The comments shocked both broadcasters and broadcasting organisations. The BBC said it was “proud’ to be committed to diversity and fairness, while Channel 4 said the comments were “ludicrous.’ The Commission for Racial Equality said he had misunderstood the realities of multiracial Britain. (See The Commission for Racial Equality, a report by a former Commission member that revealed that the Commission itself was fraught with racial antagonism between black and asian members, linked below.)
Sir Ludovic, who lives in Wiltshire, could not be contacted yesterday to clarify his comments, made in a review of The Fun Factory, A Life in the BBC, by Will Wyatt, the former managing director of BBC television.
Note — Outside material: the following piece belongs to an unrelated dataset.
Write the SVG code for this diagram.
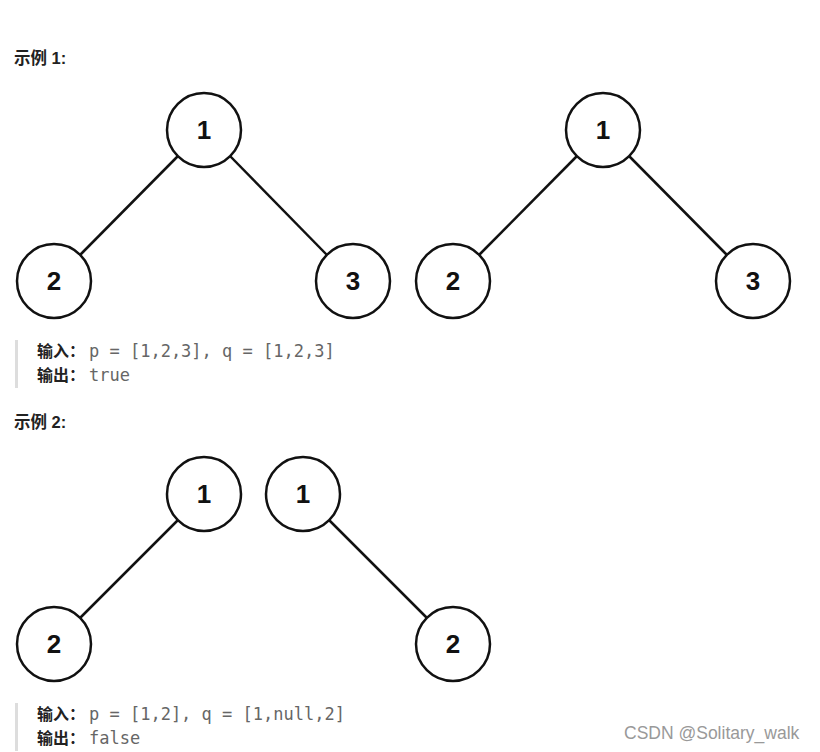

He concluded his review writing:
“I’d like to take issue with Will when he says it was his aim to bring more blacks to the screen, in which it seems he has more than succeeded. I am all in favour of black advancement, but there’s now hardly a TV, pub, police station, soap, vox pop or ad without rather more than its fair share of black participation.”
“The Statistical Office tells me the proportion of all ethnic groups (blacks, Indians, Pakistanis, Asians) to whites in this country is no more than 7.5 per cent. Political correctness has got completely out of hand and requires that the imbalance be readjusted.’
A spokeswoman for the BBC, which recently began a new black sitcom, The Crouches, said: “The BBC has a duty to serve all of its audiences and although ethnic minorities make up 9 per cent of the UK population (4.6 million people, according to the 2001 census), some of our programmes – EastEnders, Holby City and Casualty for example – do have more than this representation. But this is because these dramas are set in urban areas where people from ethnic minority backgrounds make up as much as 30 per cent of the population so it would seem unrealistic to the audiences watching these dramas without this variety of characters.”
Alan Yentob, the BBC’s director of drama, entertainment and children’s television, added: “I think Ludo is a great guy; but I don’t agree with him on this at all. It’s a very silly thing to say and – I don’t want this to sound patronising at all – I think he needs to get out more.”
Channel 4 said: “We do not think these comments justify a response. They are clearly ludicrous.”
About 11 per cent of the channel’s staff are from ethnic minorities, a figure it is anxious to increase. It requires commissioning editors to ensure about 10 per cent of all faces on screen are from ethnic minorities and a similar level is achieved in its workforce. Articles end.
Note that the final paragraph all but confirms Sir Ludovic’s contention. Yet Channel 4 simply reacted without comment, as if what he said was too “ludicrous” to consider. While BBC director Alan Yentob, dimissed him with thinly veiled condescension (but then Yentob is also rumoured to be a closet Zionist). This is the true voice of the mainstream British media, promoting lies as truth and disparity as equality.
This is also an example of social engineering at work, and of necessity it has to be covert, because once acknowledged, people would resist it. Hence Channel 4’s lack of comment and Alan Yentob’s low key dismissal: quite simply they don’t want to draw any more attention to it than they have to.
However Sir Ludovic received support from an unexpected quarter. The Times quoted Raj Chandran, a former member of the Commission of Racial Equality, as saying: “He may be right. The profile of Asian and blacks is enough to make us wonder if we are living in England.
“It gives an impression that we are overpowering ourselves with black and ethnic minority people.”